--- Start ---

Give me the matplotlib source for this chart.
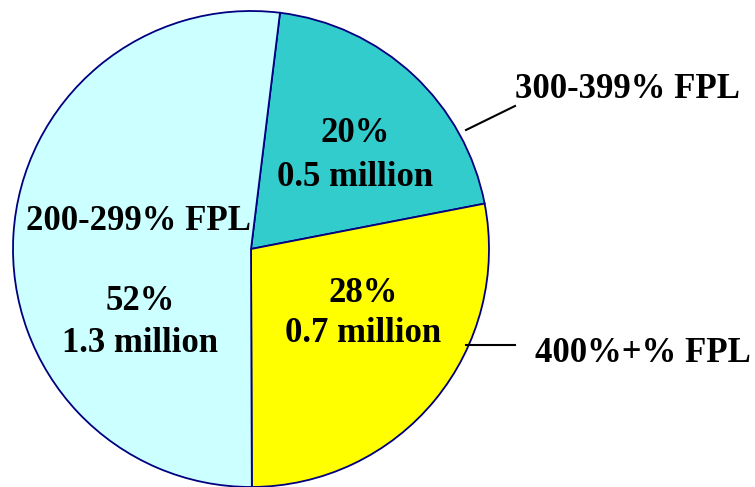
import matplotlib.pyplot as plt

# slice shares (percent) and population in millions
labels = ["300-399% FPL", "400%+% FPL", "200-299% FPL"]
shares = [20, 28, 52]
millions = [0.5, 0.7, 1.3]
colors = ["#33CCCC", "#FFFF00", "#CCFFFF"]

W, H = 755, 487
fig = plt.figure(figsize=(W / 100, H / 100), dpi=100)
ax = fig.add_axes([0, 0, 1, 1])

cx, cy, r = 251, H - 249, 238
ax.pie(shares, colors=colors, startangle=83.0, counterclock=False,
       center=(cx, cy), radius=r,
       wedgeprops=dict(edgecolor="#000080", linewidth=1.3))
ax.set_xlim(0, W)
ax.set_ylim(0, H)
ax.set_aspect("equal")
ax.axis("off")

font = dict(family="Liberation Serif", fontweight="bold", fontsize=25, color="black")

# values inside slices
ax.text(355, H - 134, f"{shares[0]}%", ha="center", va="center", **font)
ax.text(355, H - 178, f"{millions[0]} million", ha="center", va="center", **font)
ax.text(363, H - 293, f"{shares[1]}%", ha="center", va="center", **font)
ax.text(363, H - 333, f"{millions[1]} million", ha="center", va="center", **font)
ax.text(140, H - 302, f"{shares[2]}%", ha="center", va="center", **font)
ax.text(140, H - 343, f"{millions[2]} million", ha="center", va="center", **font)
ax.text(138, H - 222, labels[2], ha="center", va="center", **font)

# outside labels with leader lines
ax.plot([466, 515], [H - 130, H - 106], color="black", lw=1.5)
ax.text(515, H - 90, labels[0], ha="left", va="center", **font)
ax.plot([466, 515], [H - 345, H - 345], color="black", lw=1.5)
ax.text(535, H - 353, labels[1], ha="left", va="center", **font)

fig.savefig("out.png", dpi=100)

--- End ---

▶ **Exercise instructions**
Copy the material above in full and exactly, skipping pictures.

▶ **Final result**
Give me the matplotlib source for this chart.
import matplotlib.pyplot as plt

# slice shares (percent) and population in millions
labels = ["300-399% FPL", "400%+% FPL", "200-299% FPL"]
shares = [20, 28, 52]
millions = [0.5, 0.7, 1.3]
colors = ["#33CCCC", "#FFFF00", "#CCFFFF"]

W, H = 755, 487
fig = plt.figure(figsize=(W / 100, H / 100), dpi=100)
ax = fig.add_axes([0, 0, 1, 1])

cx, cy, r = 251, H - 249, 238
ax.pie(shares, colors=colors, startangle=83.0, counterclock=False,
       center=(cx, cy), radius=r,
       wedgeprops=dict(edgecolor="#000080", linewidth=1.3))
ax.set_xlim(0, W)
ax.set_ylim(0, H)
ax.set_aspect("equal")
ax.axis("off")

font = dict(family="Liberation Serif", fontweight="bold", fontsize=25, color="black")

# values inside slices
ax.text(355, H - 134, f"{shares[0]}%", ha="center", va="center", **font)
ax.text(355, H - 178, f"{millions[0]} million", ha="center", va="center", **font)
ax.text(363, H - 293, f"{shares[1]}%", ha="center", va="center", **font)
ax.text(363, H - 333, f"{millions[1]} million", ha="center", va="center", **font)
ax.text(140, H - 302, f"{shares[2]}%", ha="center", va="center", **font)
ax.text(140, H - 343, f"{millions[2]} million", ha="center", va="center", **font)
ax.text(138, H - 222, labels[2], ha="center", va="center", **font)

# outside labels with leader lines
ax.plot([466, 515], [H - 130, H - 106], color="black", lw=1.5)
ax.text(515, H - 90, labels[0], ha="left", va="center", **font)
ax.plot([466, 515], [H - 345, H - 345], color="black", lw=1.5)
ax.text(535, H - 353, labels[1], ha="left", va="center", **font)

fig.savefig("out.png", dpi=100)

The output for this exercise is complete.